#### OBJECTIVE
Retype nothing but the lines from the start of the material up to and including the line with "from bokeh.core.properties import value". Pictures don't belong in the copy.

>>

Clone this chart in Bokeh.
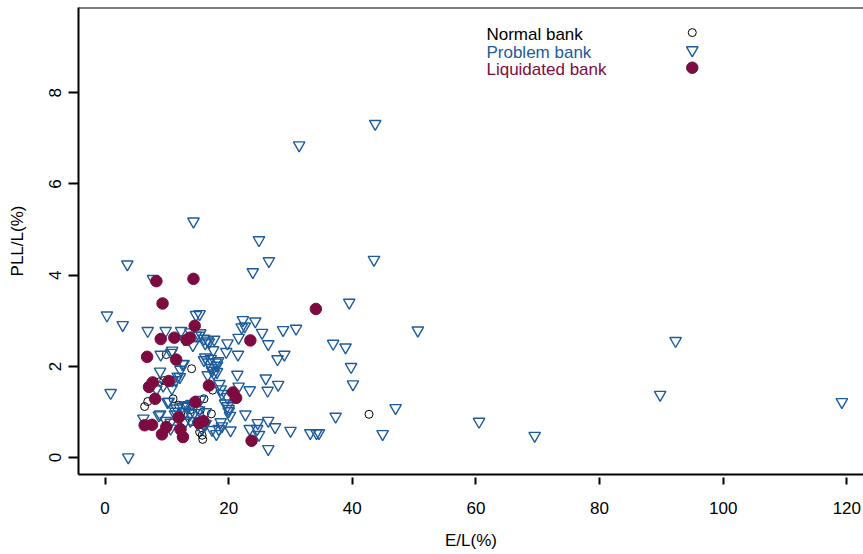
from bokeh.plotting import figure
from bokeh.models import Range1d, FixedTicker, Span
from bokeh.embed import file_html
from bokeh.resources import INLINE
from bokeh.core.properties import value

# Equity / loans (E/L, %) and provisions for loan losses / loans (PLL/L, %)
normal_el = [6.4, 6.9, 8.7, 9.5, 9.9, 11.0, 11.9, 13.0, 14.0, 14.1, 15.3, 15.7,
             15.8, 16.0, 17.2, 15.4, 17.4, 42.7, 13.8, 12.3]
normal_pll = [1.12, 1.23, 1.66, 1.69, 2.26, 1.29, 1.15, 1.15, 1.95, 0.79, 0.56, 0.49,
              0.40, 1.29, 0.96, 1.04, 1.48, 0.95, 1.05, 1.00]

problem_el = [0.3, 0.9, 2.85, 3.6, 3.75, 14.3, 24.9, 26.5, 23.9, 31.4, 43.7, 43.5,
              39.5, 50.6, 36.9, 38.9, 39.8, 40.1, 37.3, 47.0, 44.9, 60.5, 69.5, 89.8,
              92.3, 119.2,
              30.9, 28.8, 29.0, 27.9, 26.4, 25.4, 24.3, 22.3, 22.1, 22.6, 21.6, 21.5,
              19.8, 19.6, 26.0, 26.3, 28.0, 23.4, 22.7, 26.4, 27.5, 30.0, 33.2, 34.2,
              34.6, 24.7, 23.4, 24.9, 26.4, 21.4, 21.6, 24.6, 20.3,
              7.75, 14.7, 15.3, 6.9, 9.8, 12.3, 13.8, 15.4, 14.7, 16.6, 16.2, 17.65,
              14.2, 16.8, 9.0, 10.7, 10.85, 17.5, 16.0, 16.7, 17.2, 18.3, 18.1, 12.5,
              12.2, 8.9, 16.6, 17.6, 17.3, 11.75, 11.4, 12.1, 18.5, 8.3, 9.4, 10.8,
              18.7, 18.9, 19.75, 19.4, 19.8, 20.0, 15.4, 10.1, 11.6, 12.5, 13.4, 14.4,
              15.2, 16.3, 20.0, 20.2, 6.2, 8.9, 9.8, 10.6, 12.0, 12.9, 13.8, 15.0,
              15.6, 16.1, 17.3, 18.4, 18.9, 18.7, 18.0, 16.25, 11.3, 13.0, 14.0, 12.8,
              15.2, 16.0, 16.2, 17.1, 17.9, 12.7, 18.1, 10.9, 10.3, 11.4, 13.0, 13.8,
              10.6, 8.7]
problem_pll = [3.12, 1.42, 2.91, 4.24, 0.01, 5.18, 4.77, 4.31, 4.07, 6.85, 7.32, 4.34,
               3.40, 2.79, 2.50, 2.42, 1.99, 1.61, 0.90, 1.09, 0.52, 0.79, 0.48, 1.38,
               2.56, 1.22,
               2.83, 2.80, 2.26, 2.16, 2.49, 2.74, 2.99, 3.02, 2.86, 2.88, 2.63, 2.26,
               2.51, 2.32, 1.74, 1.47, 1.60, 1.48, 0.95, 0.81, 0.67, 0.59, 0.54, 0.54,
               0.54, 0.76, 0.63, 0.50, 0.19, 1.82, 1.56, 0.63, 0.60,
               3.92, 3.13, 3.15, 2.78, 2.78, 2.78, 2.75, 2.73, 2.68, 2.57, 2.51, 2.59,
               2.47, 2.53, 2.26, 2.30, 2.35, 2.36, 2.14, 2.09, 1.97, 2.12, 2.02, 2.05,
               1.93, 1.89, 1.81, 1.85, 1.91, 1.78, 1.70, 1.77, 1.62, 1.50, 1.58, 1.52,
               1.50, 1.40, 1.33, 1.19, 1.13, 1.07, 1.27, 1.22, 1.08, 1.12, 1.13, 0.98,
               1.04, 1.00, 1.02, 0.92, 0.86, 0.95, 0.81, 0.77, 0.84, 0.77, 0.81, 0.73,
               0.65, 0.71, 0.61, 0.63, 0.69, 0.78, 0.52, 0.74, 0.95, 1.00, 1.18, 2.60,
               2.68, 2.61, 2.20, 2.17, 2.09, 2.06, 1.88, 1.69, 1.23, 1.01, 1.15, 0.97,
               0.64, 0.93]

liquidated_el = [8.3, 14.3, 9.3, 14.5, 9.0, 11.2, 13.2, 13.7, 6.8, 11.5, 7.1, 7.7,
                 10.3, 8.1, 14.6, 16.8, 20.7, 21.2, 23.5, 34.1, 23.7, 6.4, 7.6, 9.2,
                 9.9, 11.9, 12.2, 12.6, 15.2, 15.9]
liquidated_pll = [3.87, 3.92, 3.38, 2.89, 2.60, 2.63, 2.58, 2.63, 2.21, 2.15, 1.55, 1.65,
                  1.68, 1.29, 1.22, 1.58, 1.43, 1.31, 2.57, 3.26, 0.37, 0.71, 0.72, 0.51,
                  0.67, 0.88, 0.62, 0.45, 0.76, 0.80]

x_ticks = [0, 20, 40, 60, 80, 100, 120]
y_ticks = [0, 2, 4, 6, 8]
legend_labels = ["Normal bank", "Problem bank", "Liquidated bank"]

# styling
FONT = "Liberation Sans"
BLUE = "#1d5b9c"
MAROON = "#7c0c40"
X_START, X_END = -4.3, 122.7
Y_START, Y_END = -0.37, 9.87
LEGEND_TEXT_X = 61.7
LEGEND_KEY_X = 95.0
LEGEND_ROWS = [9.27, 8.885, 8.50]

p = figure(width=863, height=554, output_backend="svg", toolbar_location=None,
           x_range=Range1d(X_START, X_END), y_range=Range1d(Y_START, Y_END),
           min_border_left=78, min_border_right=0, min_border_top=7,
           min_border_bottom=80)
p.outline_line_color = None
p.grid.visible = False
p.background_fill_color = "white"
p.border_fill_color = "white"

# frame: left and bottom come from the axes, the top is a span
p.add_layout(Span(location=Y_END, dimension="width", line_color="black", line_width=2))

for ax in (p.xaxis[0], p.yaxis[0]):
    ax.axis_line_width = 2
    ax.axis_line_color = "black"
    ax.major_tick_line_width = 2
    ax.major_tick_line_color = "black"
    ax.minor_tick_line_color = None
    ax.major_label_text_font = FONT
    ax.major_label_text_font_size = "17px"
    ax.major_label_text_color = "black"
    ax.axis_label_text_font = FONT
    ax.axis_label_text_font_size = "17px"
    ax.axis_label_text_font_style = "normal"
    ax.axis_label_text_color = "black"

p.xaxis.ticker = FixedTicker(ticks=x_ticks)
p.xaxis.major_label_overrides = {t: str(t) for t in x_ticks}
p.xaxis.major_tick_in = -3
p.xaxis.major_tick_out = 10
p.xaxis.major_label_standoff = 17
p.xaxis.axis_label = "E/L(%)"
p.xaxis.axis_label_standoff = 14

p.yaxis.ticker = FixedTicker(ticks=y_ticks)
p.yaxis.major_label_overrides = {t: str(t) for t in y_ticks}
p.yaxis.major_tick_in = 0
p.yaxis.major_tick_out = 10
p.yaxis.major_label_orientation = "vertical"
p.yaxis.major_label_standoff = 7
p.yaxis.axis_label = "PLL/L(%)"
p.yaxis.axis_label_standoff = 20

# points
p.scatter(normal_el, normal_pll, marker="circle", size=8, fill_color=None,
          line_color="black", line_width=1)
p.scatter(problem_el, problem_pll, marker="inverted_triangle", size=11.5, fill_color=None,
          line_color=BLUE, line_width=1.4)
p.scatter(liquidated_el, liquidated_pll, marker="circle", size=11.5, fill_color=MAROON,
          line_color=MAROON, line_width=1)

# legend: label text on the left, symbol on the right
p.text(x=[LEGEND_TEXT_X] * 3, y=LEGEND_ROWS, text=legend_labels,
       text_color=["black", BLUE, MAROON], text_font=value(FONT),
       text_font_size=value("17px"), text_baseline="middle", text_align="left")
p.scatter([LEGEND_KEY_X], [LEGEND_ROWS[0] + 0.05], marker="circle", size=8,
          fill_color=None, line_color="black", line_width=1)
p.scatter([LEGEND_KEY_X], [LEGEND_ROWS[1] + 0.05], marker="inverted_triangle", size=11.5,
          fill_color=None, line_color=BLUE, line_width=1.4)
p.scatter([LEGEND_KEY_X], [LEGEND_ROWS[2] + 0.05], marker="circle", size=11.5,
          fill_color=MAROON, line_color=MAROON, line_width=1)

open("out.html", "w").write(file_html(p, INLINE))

<<

#### THE ANSWER
Clone this chart in Bokeh.
from bokeh.plotting import figure
from bokeh.models import Range1d, FixedTicker, Span
from bokeh.embed import file_html
from bokeh.resources import INLINE
from bokeh.core.properties import value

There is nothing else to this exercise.